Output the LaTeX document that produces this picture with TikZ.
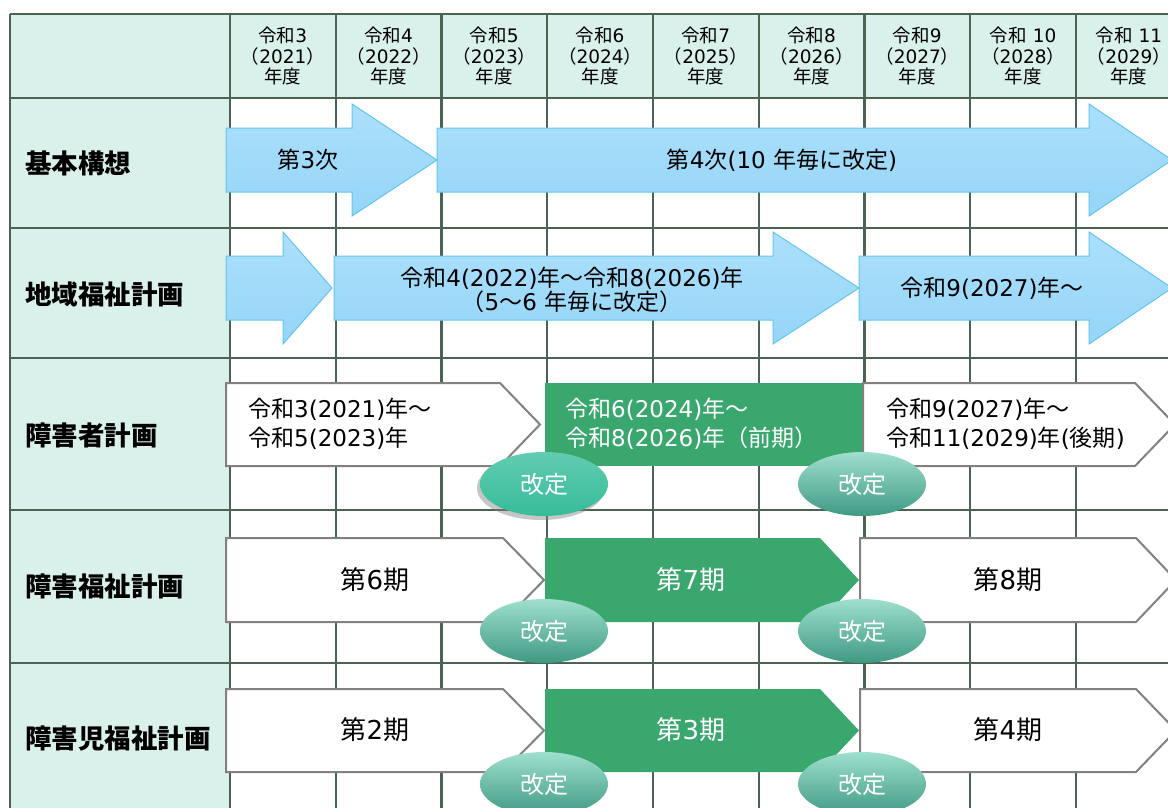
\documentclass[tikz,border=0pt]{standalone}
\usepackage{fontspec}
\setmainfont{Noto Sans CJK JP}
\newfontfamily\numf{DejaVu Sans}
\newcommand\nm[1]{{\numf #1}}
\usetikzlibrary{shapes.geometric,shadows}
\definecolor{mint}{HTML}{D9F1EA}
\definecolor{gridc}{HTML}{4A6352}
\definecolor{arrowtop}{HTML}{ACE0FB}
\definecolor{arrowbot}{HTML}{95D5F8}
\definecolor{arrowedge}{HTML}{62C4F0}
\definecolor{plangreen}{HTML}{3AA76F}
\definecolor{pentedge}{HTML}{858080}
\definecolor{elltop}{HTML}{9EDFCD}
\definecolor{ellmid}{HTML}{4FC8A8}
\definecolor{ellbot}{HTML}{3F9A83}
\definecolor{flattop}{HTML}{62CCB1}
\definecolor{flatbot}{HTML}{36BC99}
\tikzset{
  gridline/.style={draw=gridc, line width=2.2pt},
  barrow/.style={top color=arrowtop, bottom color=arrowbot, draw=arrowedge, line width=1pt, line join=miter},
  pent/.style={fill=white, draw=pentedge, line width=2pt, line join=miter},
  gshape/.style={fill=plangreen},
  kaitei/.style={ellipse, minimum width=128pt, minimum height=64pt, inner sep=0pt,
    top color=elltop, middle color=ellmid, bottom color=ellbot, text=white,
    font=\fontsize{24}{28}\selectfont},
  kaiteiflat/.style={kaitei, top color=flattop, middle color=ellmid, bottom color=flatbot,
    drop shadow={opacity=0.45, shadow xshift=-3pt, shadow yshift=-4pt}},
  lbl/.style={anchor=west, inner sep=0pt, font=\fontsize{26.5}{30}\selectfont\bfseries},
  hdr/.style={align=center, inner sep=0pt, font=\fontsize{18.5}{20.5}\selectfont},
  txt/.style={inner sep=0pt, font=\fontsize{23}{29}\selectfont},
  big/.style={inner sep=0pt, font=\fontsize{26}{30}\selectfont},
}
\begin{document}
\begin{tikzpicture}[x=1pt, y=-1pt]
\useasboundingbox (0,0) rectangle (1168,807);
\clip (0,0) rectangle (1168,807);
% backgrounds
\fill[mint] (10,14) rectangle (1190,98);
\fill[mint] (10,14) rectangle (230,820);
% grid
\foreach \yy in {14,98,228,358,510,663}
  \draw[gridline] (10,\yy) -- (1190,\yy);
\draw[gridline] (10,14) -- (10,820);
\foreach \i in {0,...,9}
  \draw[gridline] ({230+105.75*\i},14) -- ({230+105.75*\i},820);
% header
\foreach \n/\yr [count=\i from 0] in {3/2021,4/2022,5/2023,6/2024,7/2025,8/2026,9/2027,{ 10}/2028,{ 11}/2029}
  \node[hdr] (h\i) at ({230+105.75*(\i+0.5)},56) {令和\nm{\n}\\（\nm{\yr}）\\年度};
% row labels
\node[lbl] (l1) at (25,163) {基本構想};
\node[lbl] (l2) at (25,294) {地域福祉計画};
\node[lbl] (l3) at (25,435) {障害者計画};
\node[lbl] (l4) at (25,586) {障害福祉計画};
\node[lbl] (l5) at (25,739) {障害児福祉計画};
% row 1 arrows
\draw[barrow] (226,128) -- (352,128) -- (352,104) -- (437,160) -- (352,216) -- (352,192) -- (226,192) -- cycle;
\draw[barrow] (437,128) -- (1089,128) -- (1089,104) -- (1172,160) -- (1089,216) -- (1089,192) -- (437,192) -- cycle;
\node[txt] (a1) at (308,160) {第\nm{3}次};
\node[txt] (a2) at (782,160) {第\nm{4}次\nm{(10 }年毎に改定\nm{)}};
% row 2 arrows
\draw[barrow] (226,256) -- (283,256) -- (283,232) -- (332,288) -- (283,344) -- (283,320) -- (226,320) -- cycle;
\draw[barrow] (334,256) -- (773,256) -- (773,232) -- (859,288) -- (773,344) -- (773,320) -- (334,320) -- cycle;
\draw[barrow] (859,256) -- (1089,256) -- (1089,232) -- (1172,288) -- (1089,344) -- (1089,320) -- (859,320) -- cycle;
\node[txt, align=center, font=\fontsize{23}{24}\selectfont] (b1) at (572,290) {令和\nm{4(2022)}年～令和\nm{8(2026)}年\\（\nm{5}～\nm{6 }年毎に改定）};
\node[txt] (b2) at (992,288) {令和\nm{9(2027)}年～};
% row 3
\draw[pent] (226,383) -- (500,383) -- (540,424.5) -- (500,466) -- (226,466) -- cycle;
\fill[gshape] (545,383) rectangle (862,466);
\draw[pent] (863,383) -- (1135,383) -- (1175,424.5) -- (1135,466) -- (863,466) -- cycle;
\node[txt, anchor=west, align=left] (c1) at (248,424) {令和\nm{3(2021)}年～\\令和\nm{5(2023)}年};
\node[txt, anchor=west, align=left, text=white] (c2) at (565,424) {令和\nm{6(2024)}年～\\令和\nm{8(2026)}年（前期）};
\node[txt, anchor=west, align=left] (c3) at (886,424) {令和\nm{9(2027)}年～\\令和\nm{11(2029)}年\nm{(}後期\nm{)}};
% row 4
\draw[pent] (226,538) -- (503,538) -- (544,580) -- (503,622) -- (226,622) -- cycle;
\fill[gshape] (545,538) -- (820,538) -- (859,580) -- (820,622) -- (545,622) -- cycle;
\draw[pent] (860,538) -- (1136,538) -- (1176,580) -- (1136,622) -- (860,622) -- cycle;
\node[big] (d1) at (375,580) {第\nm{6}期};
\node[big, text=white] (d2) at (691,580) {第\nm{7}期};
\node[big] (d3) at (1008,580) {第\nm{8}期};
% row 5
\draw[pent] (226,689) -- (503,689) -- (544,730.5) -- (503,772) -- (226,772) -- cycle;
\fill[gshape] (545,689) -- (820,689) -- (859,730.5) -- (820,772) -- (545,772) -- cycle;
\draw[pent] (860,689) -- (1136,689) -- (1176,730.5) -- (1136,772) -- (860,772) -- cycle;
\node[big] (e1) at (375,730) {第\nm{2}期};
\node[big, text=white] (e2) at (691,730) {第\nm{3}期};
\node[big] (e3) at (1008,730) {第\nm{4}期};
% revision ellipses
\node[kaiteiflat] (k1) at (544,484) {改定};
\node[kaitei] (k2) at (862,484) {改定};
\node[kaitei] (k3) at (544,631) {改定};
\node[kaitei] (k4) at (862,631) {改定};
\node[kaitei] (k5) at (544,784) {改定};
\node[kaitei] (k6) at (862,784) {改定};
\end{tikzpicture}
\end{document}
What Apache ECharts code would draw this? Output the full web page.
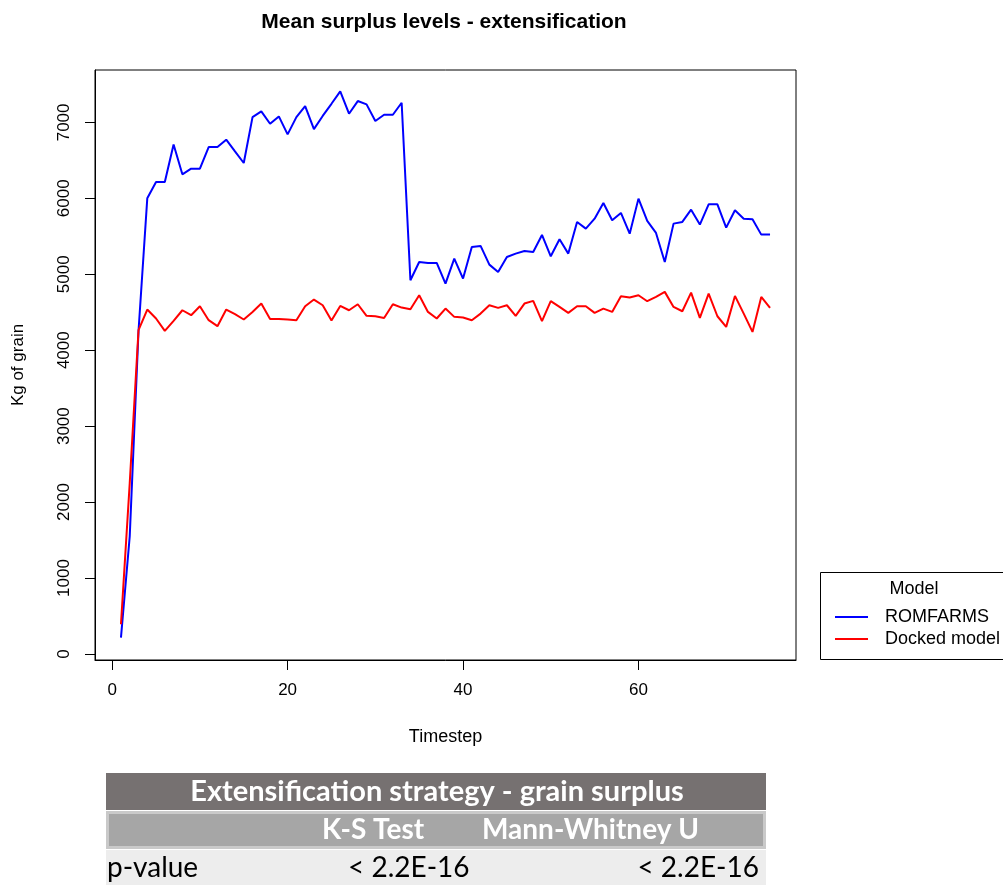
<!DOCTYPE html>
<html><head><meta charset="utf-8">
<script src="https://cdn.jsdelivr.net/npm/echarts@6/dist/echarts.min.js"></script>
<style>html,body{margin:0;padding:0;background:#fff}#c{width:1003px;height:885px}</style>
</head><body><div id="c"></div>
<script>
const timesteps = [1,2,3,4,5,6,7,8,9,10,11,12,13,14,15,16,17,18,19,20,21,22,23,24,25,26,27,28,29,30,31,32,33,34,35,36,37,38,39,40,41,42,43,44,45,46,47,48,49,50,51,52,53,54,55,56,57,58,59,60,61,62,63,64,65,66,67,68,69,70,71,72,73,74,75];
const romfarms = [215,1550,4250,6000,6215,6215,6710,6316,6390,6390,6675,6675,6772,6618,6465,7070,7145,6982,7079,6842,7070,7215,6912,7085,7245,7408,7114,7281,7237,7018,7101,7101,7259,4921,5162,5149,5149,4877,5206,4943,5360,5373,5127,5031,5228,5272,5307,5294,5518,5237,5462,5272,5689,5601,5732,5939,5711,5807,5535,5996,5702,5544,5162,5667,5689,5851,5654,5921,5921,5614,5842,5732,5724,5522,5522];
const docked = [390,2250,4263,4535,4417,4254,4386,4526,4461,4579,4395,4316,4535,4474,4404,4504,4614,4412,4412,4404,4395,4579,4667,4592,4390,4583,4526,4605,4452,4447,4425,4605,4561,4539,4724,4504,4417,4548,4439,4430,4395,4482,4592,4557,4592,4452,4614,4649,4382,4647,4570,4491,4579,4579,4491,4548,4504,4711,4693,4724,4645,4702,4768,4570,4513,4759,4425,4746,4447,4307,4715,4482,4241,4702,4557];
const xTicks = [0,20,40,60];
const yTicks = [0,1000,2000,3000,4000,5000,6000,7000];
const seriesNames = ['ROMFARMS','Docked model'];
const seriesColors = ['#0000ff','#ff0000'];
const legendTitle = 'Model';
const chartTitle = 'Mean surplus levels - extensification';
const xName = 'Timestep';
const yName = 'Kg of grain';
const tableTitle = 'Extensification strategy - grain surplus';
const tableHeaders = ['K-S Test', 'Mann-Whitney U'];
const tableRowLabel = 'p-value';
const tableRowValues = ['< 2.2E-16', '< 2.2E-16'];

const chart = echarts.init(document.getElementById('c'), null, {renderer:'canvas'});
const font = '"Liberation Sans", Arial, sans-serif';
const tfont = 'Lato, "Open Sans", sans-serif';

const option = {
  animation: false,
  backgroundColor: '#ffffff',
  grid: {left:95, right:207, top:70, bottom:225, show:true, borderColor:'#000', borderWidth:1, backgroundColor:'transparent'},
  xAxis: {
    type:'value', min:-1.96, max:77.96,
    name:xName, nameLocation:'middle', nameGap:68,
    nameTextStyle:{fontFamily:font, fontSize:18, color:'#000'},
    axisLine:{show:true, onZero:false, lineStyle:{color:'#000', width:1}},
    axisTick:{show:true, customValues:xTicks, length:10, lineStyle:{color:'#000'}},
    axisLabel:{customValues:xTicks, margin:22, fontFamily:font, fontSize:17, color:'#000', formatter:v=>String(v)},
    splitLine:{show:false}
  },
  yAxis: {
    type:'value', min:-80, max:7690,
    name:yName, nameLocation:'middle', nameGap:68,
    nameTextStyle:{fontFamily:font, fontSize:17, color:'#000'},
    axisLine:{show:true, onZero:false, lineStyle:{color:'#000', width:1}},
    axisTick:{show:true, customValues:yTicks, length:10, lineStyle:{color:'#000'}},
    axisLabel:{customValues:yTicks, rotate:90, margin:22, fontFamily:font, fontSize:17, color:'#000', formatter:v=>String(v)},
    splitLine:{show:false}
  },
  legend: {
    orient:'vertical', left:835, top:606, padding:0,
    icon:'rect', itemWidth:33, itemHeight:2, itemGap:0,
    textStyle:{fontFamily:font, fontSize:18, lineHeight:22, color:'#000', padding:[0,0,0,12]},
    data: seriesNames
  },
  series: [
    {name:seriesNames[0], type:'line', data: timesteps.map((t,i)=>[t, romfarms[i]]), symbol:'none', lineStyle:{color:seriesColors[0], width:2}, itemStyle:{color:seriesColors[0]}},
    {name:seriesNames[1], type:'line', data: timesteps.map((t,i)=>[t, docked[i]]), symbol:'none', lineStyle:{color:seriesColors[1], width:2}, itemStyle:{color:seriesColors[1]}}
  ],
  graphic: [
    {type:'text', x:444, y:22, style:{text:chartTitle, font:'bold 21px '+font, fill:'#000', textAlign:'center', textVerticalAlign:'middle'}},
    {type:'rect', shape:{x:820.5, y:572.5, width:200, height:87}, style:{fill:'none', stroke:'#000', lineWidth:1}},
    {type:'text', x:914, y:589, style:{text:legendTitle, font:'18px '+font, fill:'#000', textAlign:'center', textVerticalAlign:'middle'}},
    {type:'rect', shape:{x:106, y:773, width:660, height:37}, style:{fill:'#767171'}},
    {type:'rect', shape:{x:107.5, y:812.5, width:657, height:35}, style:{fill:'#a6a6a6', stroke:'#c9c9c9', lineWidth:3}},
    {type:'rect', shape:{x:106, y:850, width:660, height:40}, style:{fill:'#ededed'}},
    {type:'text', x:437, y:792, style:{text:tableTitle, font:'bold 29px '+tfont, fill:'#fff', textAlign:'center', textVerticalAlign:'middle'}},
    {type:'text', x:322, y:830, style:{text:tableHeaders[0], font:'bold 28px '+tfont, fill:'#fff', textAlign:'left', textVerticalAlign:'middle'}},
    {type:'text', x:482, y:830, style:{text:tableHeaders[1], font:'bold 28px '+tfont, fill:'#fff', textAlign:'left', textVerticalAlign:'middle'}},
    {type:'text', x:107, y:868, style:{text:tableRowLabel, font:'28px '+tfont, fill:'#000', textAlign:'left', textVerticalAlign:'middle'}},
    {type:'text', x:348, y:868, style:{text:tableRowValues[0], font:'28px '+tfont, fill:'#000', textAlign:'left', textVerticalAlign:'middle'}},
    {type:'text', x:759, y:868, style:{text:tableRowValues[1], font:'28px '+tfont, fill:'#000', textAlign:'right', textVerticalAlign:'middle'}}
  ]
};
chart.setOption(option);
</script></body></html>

________________

▸ **Direction**:
Look above for every line with the word "this" and copy it.

▸ **Problem solution**:
Output the LaTeX document that produces this picture with TikZ.
What Apache ECharts code would draw this? Output the full web page.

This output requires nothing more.